Выбрать главу

Чем дальше, тем больше и больше не нравилась Корнею Павловичу эта история. Какие уж шалости и баловство. Несколько раз он порывался перебить Ситко и задать уточняющие вопросы, но ровный диктующий голос не допускал этого.

— Мы решили подождать до конца уроков. Школа гудела... На третьей перемене наш историк Вера Андреевна обнаружила, что недостает карты европейской части СССР и политической карты мира. Остались планки, а карты — аккуратно вырваны... Это переполнило чашу нашего терпения. По нынешним временам карты не достать ни за какие деньги. Я позвонила вам. Но вас не было. Через час я снова звонила. Только в третий раз застала. Так как нам быть?

Пирогов прошелся по кабинету.

— Плохо, что я узнаю об этом последним. Это раз. Во-вторых, — что об этом знает вся деревня. Надо было позвонить дежурной и сообщить.

— Мы надеялись, что разберемся сами. Ведь задета честь школы.

ГЛАВА ДВЕНАДЦАТАЯ

ОСМОТР показал, что преступник проник в неотапливаемую часть школы через окно, прямо в тот класс, где лежал хлеб.

Пирогов распорядился официально допросить завхоза Сидорову, учительницу Федорову и завпроизводством пекарни Малетину, которой принадлежала идея выдать хлеб сразу на два дня. Хотел он того или не хотел, но обстоятельства складывались так, что двое из трех могли оказаться а сговоре. Против Малетиной был дополнительный факт: ее опасения, что не будет дров и паек придется выдать тестом, не подтвердились, в магазинах выдавали по карточкам печеный хлеб. Завпроизводством должен быть более информированным о делах и ближайших перспективах своего цеха.

Так рассуждал Пирогов. Но у него не выходила из головы история с картами. Тут было нечто непостижимое, не имеющее прецедента в его практике. Бесценная для школы карта мира, да еще в половинчатом виде не могла быть ходовым товаром на рынке военных лет, хотя тот и славился неохватной пестротой: от пропахших нафталином подвенечных бабушкиных платьев и туфель до ржавых навесов и гнутых, идущих по второму кругу, гвоздей.

Карты в печальной истории школы имели какой-то особый, даже зловещий смысл.

«Ты становишься болезненно подозрительным. Это плохо. В карты могли завернуть хлеб», — рассуждал Пирогов, возвращаясь домой. Последнее время он привык обращаться к себе, как к постороннему, даже приловчился спорить, переубеждать одного из двух, ютившихся в нем.

«Хлеб был отлично упакован в мешок, — возражал Корней Павлович. — Для того чтобы ввести в заблуждение нас, создать видимость, что хлеб обнаружен случайно, хватило бы фуфайки, питьевого бачка, наконец, скатерти».

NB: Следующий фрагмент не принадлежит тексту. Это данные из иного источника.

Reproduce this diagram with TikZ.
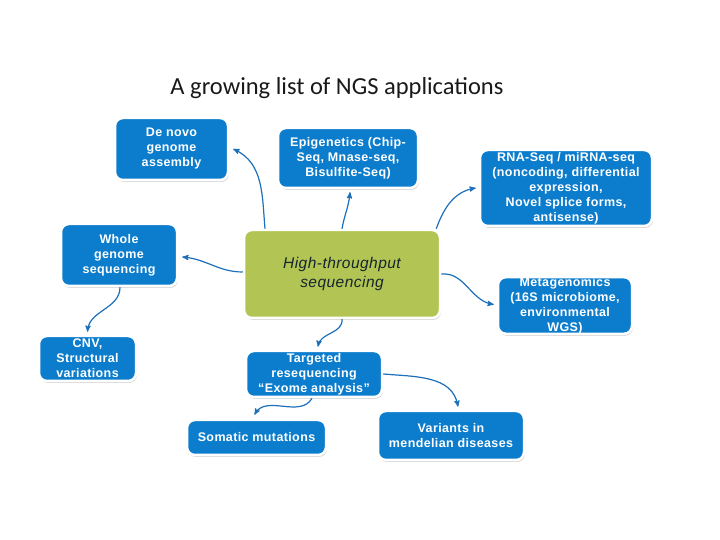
\documentclass[tikz,border=0pt]{standalone}
\usepackage{fontspec}
\setmainfont{Liberation Sans}
\newfontfamily\appsans[LetterSpace=3]{Liberation Sans}
\newfontfamily\titlefont{Carlito}
\usetikzlibrary{arrows, shadows}
\definecolor{appblue}{RGB}{12,125,205}
\definecolor{arrowblue}{RGB}{28,112,186}
\definecolor{htgreen}{RGB}{178,197,84}
\definecolor{httext}{RGB}{22,36,44}
\tikzset{
	>=stealth',
	x=1pt, y=1pt,
	app/.style={rectangle, rounded corners=8pt, fill=appblue, draw=white, line width=2.5pt,
		drop shadow={shadow xshift=1pt, shadow yshift=-2pt, opacity=0.3},
		text=white, align=center, inner sep=1pt,
		font=\appsans\bfseries\fontsize{12.5}{15}\selectfont},
	hub/.style={app, fill=htgreen, text=httext, font=\appsans\itshape\fontsize{15.5}{19}\selectfont},
	link/.style={->, draw=arrowblue, line width=1.2pt},
	heading/.style={font=\titlefont\fontsize{24.5}{28}\selectfont, text=black!90}}

\begin{document}
\begin{tikzpicture}
	\useasboundingbox (0,0) rectangle (720,540);

	\node[heading] (title) at (337,452) {A growing list of NGS applications};

	\node[hub, minimum width=196pt, minimum height=88pt] (ht) at (342,266) {High-throughput\\sequencing};

	\node[app, minimum width=113pt, minimum height=62pt] (denovo) at (171.5,391) {De novo\\genome\\assembly};
	\node[app, minimum width=140pt, minimum height=60pt] (epi) at (348,382) {Epigenetics (Chip-\\Seq, Mnase-seq,\\Bisulfite-Seq)};
	\node[app, minimum width=172pt, minimum height=76pt, inner ysep=0pt] (rna) at (566,352) {RNA-Seq / miRNA-seq\\(noncoding, differential\\expression,\\Novel splice forms,\\antisense)};
	\node[app, minimum width=116pt, minimum height=62pt] (wgs) at (119,285) {Whole\\genome\\sequencing};
	\node[app, minimum width=134pt, minimum height=55pt, inner ysep=0pt] (meta) at (565,234.5) {Metagenomics\\(16S microbiome,\\environmental\\WGS)};
	\node[app, minimum width=97pt, minimum height=45pt] (cnv) at (87.5,181.5) {CNV,\\Structural\\variations};
	\node[app, minimum width=136pt, minimum height=46pt] (target) at (314,166) {Targeted\\resequencing\\“Exome analysis”};
	\node[app, minimum width=139pt, minimum height=35pt] (somatic) at (256.5,102.5) {Somatic mutations};
	\node[app, minimum width=146pt, minimum height=49pt] (variants) at (451,104.5) {Variants in\\mendelian diseases};

	\path[every edge/.style={link}]
	([xshift=-77pt]ht.north) edge[out=95, in=-25] ([xshift=4pt]denovo.east)
	(ht.north) edge[out=80, in=-95] ([shift={(2pt,-3pt)}]epi.south)
	([xshift=-5pt]ht.north east) edge[out=70, in=190] ([xshift=-3pt]rna.west)
	([yshift=2pt]ht.west) edge[out=180, in=-5] ([shift={(4pt,-2pt)}]wgs.east)
	(ht.east) edge[out=5, in=170] ([shift={(-3pt,1pt)}]meta.west)
	([xshift=1pt]wgs.south) edge[out=-90, in=85] ([yshift=3pt]cnv.north)
	(ht.south) edge[out=-85, in=80] ([shift={(4pt,3pt)}]target.north)
	([xshift=-2pt]target.south) edge[out=-120, in=60] ([shift={(-2pt,4pt)}]somatic.north)
	(target.east) edge[out=-5, in=100] ([shift={(7pt,3pt)}]variants.north)
	;
\end{tikzpicture}
\end{document}
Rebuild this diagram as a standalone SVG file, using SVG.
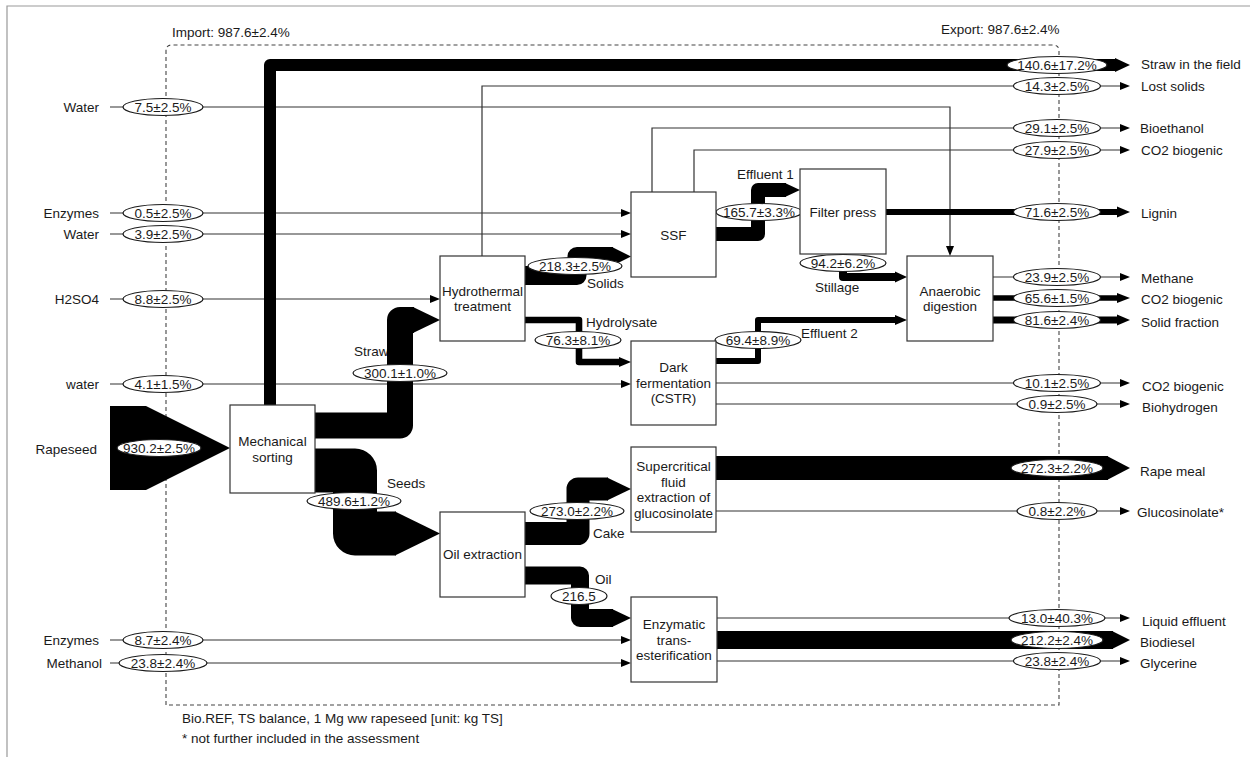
<svg xmlns="http://www.w3.org/2000/svg" width="1250" height="757" viewBox="0 0 1250 757">
<style>
.t{font-family:"Liberation Sans",Arial,sans-serif;font-size:13.5px;fill:#1a1a1a}
.m{text-anchor:middle}
.e{text-anchor:end}
.ln{fill:none;stroke:#333;stroke-width:1.2}
.bd{fill:none;stroke:#000;stroke-linejoin:round}
.ah{fill:#000}
.el{fill:#fff;stroke:#1a1a1a;stroke-width:1.2}
.box{fill:#fff;stroke:#333;stroke-width:1.2}
</style>
<defs>
<marker id="a" markerUnits="userSpaceOnUse" markerWidth="10" markerHeight="8" refX="2" refY="4" orient="auto"><path d="M0,0 L10,4 L0,8 z" fill="#000"/></marker>
</defs>
<rect width="1250" height="757" fill="#fff"/>
<path d="M7,757 V6 H1250" fill="none" stroke="#999" stroke-width="1.2"/>
<path d="M166,705 V51 Q166,45 172,45 H1053 Q1059,45 1059,51 V705 Z" fill="none" stroke="#444" stroke-width="1.1" stroke-dasharray="4,3"/>
<text class="t" x="172" y="37">Import: 987.6±2.4%</text>
<text class="t" x="941" y="34">Export: 987.6±2.4%</text>

<g id="connectors">
<!-- thin lines -->
<path class="ln" d="M110,107 H950 V248" marker-end="url(#a)"/>
<path class="ln" d="M110,213 H623" marker-end="url(#a)"/>
<path class="ln" d="M110,234 H623" marker-end="url(#a)"/>
<path class="ln" d="M110,299 H432" marker-end="url(#a)"/>
<path class="ln" d="M110,384 H623" marker-end="url(#a)"/>
<path class="ln" d="M110,640 H623" marker-end="url(#a)"/>
<path class="ln" d="M110,663 H623" stroke-width="2" marker-end="url(#a)"/>
<path class="ln" d="M482,256 V86 H1122" stroke-width="1.3" marker-end="url(#a)"/>
<path class="ln" d="M652,192 V128 H1122" stroke="#000" stroke-width="2.5" marker-end="url(#a)"/>
<path class="ln" d="M694,192 V150 H1122" stroke="#000" stroke-width="2.4" marker-end="url(#a)"/>
<path class="ln" d="M993,277 H1122" stroke-width="2" marker-end="url(#a)"/>
<path class="ln" d="M716,383 H1122" marker-end="url(#a)"/>
<path class="ln" d="M716,404 H1122" marker-end="url(#a)"/>
<path class="ln" d="M716,511 H1122" marker-end="url(#a)"/>
<path class="ln" d="M717,618 H1122" marker-end="url(#a)"/>
<path class="ln" d="M717,661 H1122" stroke-width="2" marker-end="url(#a)"/>
<text class="t" x="354" y="356">Straw</text>
<!-- bands -->
<polygon class="ah" points="110,406 146,406 230,448 146,490 110,490"/>
<path class="bd" d="M270,405 V65 H1117" stroke-width="12"/>
<polygon class="ah" points="1115,58 1130,65 1115,72"/>
<path class="bd" d="M315,425.5 H400 V320 H414" stroke-width="26"/>
<polygon class="ah" points="413,307 440,320 413,333"/>
<path class="bd" d="M315,470.5 H355 V533.5 H396" stroke-width="44"/>
<polygon class="ah" points="395,511.5 440,533.5 395,555.5"/>
<path class="bd" d="M525,275.5 H577 V256.5 H613" stroke-width="19"/>
<polygon class="ah" points="612,247 631,256.5 612,266"/>
<path class="bd" d="M525,320 H579 V362 H620" stroke-width="6.6"/>
<polygon class="ah" points="619,357 631,362 619,367"/>
<path class="bd" d="M716,234 H758 V190 H786" stroke-width="14"/>
<polygon class="ah" points="785,183 800,190 785,197"/>
<path class="bd" d="M843,254 V277 H896" stroke-width="8"/>
<polygon class="ah" points="895,271.5 907,277 895,282.5"/>
<path class="bd" d="M716,361 H758 V320 H896" stroke-width="6"/>
<polygon class="ah" points="895,315 907,320 895,325"/>
<path class="bd" d="M886,212 H1118" stroke-width="6.2"/>
<polygon class="ah" points="1117,206.5 1130,212 1117,217.5"/>
<path class="bd" d="M993,298 H1118" stroke-width="5.7"/>
<polygon class="ah" points="1117,293 1130,298 1117,303"/>
<path class="bd" d="M993,320 H1118" stroke-width="7"/>
<polygon class="ah" points="1117,314.5 1130,320 1117,325.5"/>
<path class="bd" d="M525,533.5 H578 V489 H608" stroke-width="23"/>
<polygon class="ah" points="607,477.5 631,489 607,500.5"/>
<path class="bd" d="M525,575.5 H580 V618 H613" stroke-width="18"/>
<polygon class="ah" points="612,609 631,618 612,627"/>
<path class="bd" d="M716,468 H1108" stroke-width="24"/>
<polygon class="ah" points="1107,456 1130,468 1107,480"/>
<path class="bd" d="M717,640 H1113" stroke-width="18"/>
<polygon class="ah" points="1112,631 1130,640 1112,649"/>
<!-- flow labels -->
<text class="t" x="387" y="488">Seeds</text>
<text class="t" x="587" y="288">Solids</text>
<text class="t" x="586" y="327">Hydrolysate</text>
<text class="t" x="737" y="179">Effluent 1</text>
<text class="t" x="815" y="292">Stillage</text>
<text class="t" x="801" y="338">Effluent 2</text>
<text class="t" x="593" y="538">Cake</text>
<text class="t" x="595" y="584">Oil</text>
<!-- value ellipses -->
<g class="el">
<ellipse cx="163" cy="107" rx="40" ry="8.5"/>
<ellipse cx="163" cy="213" rx="40" ry="8.5"/>
<ellipse cx="163" cy="234" rx="40" ry="8.5"/>
<ellipse cx="163" cy="299" rx="40" ry="8.5"/>
<ellipse cx="163" cy="384" rx="40" ry="8.5"/>
<ellipse cx="159" cy="448" rx="42" ry="8.5"/>
<ellipse cx="163" cy="640" rx="40" ry="8.5"/>
<ellipse cx="163" cy="663" rx="44" ry="8.5"/>
<ellipse cx="400" cy="373" rx="47" ry="8.5"/>
<ellipse cx="354" cy="501" rx="47" ry="8.5"/>
<ellipse cx="575" cy="266" rx="47" ry="8.5"/>
<ellipse cx="578" cy="340" rx="43" ry="8.5"/>
<ellipse cx="759" cy="212" rx="43" ry="8.5"/>
<ellipse cx="843" cy="263" rx="43" ry="8.5"/>
<ellipse cx="758" cy="340" rx="43" ry="8.5"/>
<ellipse cx="577" cy="511" rx="47" ry="8.5"/>
<ellipse cx="579" cy="596" rx="28" ry="8.5"/>
<ellipse cx="1057" cy="65" rx="50" ry="8.5"/>
<ellipse cx="1057" cy="86" rx="43.5" ry="8.5"/>
<ellipse cx="1057" cy="128" rx="43.5" ry="8.5"/>
<ellipse cx="1057" cy="150" rx="43.5" ry="8.5"/>
<ellipse cx="1057" cy="212" rx="43.5" ry="8.5"/>
<ellipse cx="1057" cy="277" rx="43.5" ry="8.5"/>
<ellipse cx="1057" cy="298" rx="43.5" ry="8.5"/>
<ellipse cx="1057" cy="320" rx="43.5" ry="8.5"/>
<ellipse cx="1057" cy="383" rx="43.5" ry="8.5"/>
<ellipse cx="1057" cy="404" rx="40" ry="8.5"/>
<ellipse cx="1057" cy="468" rx="46" ry="8.5"/>
<ellipse cx="1057" cy="511" rx="40" ry="8.5"/>
<ellipse cx="1057" cy="618" rx="48" ry="8.5"/>
<ellipse cx="1057" cy="640" rx="46" ry="8.5"/>
<ellipse cx="1057" cy="661" rx="43.5" ry="8.5"/>
</g>
<g class="t m">
<text x="163" y="112">7.5±2.5%</text>
<text x="163" y="218">0.5±2.5%</text>
<text x="163" y="239">3.9±2.5%</text>
<text x="163" y="304">8.8±2.5%</text>
<text x="163" y="389">4.1±1.5%</text>
<text x="159" y="453">930.2±2.5%</text>
<text x="163" y="645">8.7±2.4%</text>
<text x="163" y="668">23.8±2.4%</text>
<text x="400" y="378">300.1±1.0%</text>
<text x="354" y="506">489.6±1.2%</text>
<text x="575" y="271">218.3±2.5%</text>
<text x="578" y="345">76.3±8.1%</text>
<text x="759" y="217">165.7±3.3%</text>
<text x="843" y="268">94.2±6.2%</text>
<text x="758" y="345">69.4±8.9%</text>
<text x="577" y="516">273.0±2.2%</text>
<text x="579" y="601">216.5</text>
<text x="1057" y="70">140.6±17.2%</text>
<text x="1057" y="91">14.3±2.5%</text>
<text x="1057" y="133">29.1±2.5%</text>
<text x="1057" y="155">27.9±2.5%</text>
<text x="1057" y="217">71.6±2.5%</text>
<text x="1057" y="282">23.9±2.5%</text>
<text x="1057" y="303">65.6±1.5%</text>
<text x="1057" y="325">81.6±2.4%</text>
<text x="1057" y="388">10.1±2.5%</text>
<text x="1057" y="409">0.9±2.5%</text>
<text x="1057" y="473">272.3±2.2%</text>
<text x="1057" y="516">0.8±2.2%</text>
<text x="1057" y="623">13.0±40.3%</text>
<text x="1057" y="645">212.2±2.4%</text>
<text x="1057" y="666">23.8±2.4%</text>
</g>
</g>

<g id="node-mechanical-sorting"><rect class="box" x="230" y="405" width="85" height="88"/><text class="t m" x="272.5" y="446">Mechanical</text><text class="t m" x="272.5" y="462">sorting</text></g>
<g id="node-hydrothermal"><rect class="box" x="440" y="256" width="85" height="85"/><text class="t m" x="482.5" y="296">Hydrothermal</text><text class="t m" x="482.5" y="311">treatment</text></g>
<g id="node-ssf"><rect class="box" x="631" y="192" width="85" height="85"/><text class="t m" x="673.5" y="240">SSF</text></g>
<g id="node-filter-press"><rect class="box" x="800" y="169" width="86" height="85"/><text class="t m" x="843" y="217">Filter press</text></g>
<g id="node-anaerobic"><rect class="box" x="907" y="256" width="86" height="85"/><text class="t m" x="950" y="296">Anaerobic</text><text class="t m" x="950" y="311">digestion</text></g>
<g id="node-dark-fermentation"><rect class="box" x="631" y="341" width="85" height="84"/><text class="t m" x="673.5" y="372">Dark</text><text class="t m" x="673.5" y="387.5">fermentation</text><text class="t m" x="673.5" y="403">(CSTR)</text></g>
<g id="node-supercritical"><rect class="box" x="631" y="447" width="85" height="85"/><text class="t m" x="673.5" y="471">Supercritical</text><text class="t m" x="673.5" y="486.5">fluid</text><text class="t m" x="673.5" y="502">extraction of</text><text class="t m" x="673.5" y="518">glucosinolate</text></g>
<g id="node-oil-extraction"><rect class="box" x="440" y="512" width="85" height="85"/><text class="t m" x="482.5" y="559">Oil extraction</text></g>
<g id="node-enzymatic"><rect class="box" x="631" y="597" width="86" height="85"/><text class="t m" x="674" y="629">Enzymatic</text><text class="t m" x="674" y="645">trans-</text><text class="t m" x="674" y="660">esterification</text></g>

<g id="inputs" class="t e">
<text x="99" y="112">Water</text>
<text x="99" y="218">Enzymes</text>
<text x="99" y="239">Water</text>
<text x="99" y="304">H2SO4</text>
<text x="99" y="389">water</text>
<text x="97" y="454">Rapeseed</text>
<text x="99" y="645">Enzymes</text>
<text x="102" y="668">Methanol</text>
</g>
<g id="outputs" class="t">
<text x="1141" y="69">Straw in the field</text>
<text x="1141" y="91">Lost solids</text>
<text x="1140" y="133">Bioethanol</text>
<text x="1141" y="155">CO2 biogenic</text>
<text x="1141" y="218">Lignin</text>
<text x="1141" y="283">Methane</text>
<text x="1141" y="304">CO2 biogenic</text>
<text x="1141" y="327">Solid fraction</text>
<text x="1142" y="391">CO2 biogenic</text>
<text x="1142" y="412">Biohydrogen</text>
<text x="1140" y="476">Rape meal</text>
<text x="1137" y="517">Glucosinolate*</text>
<text x="1142" y="626">Liquid effluent</text>
<text x="1140" y="647">Biodiesel</text>
<text x="1140" y="668">Glycerine</text>
</g>
<g id="notes" class="t">
<text x="182" y="723">Bio.REF, TS balance, 1 Mg ww rapeseed [unit: kg TS]</text>
<text x="182" y="743">* not further included in the assessment</text>
</g>
</svg>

«Поручи своим девчатам осмотреть соседние дворы. Если вещи взяты для отвода глаз, они выброшены неподалеку».

«Поищем. Но, думаю, не найдем. Все взятое в школе имеет практическое значение в быту. Там оно, там! — он даже кивнул в сторону хребта, круто начинающегося от крайних домов. — Чувствую, там все. И карты там. И были они главным предметом кражи».

«Твои утверждения фанатичны. Они из ряда эмоций», — предостерег сам себя Пирогов.

«Ничего подобного. Каждое утро ты слушаешь по радио сводку информбюро. Ведь слушаешь? Вторым делом ты смотришь в карту. Правильно? У тебя есть карта. А кому-то ее недоставало. Он долго соображал, где ее взять. И сообразил. Взял более подробную европейскую часть, где война идет, и еще взял восточное полушарие, чтобы наглядно представлять масштабы событий на земном шаре».

«Для чего? Из любопытства? Или ему не безразличны большие, опасные события, свалившиеся на страну? Но ведь это парадоксально.

Все нормальные люди там, где идет война. А он — здесь».

«Однако вспомни, как тебя изумил Сахаров. Его донос или поклеп на граждан не стоил выеденного яйца. Он ведь и не настаивал на принятии мер к «германским шпионам». Может, его интересовала твоя карта? Вспомни, как он рассматривал карту, сокрушался: «куда прут», «так и до нас». Его глупые бессмысленные заявления служили поводом прийти к тебе».

«Что же из этого?»

«А то, что приобретает значение и хищение газет у Потапова и у деда Никифора. А может, у кого-то и еще».

«Ближний свет ходить в деревню за газетой».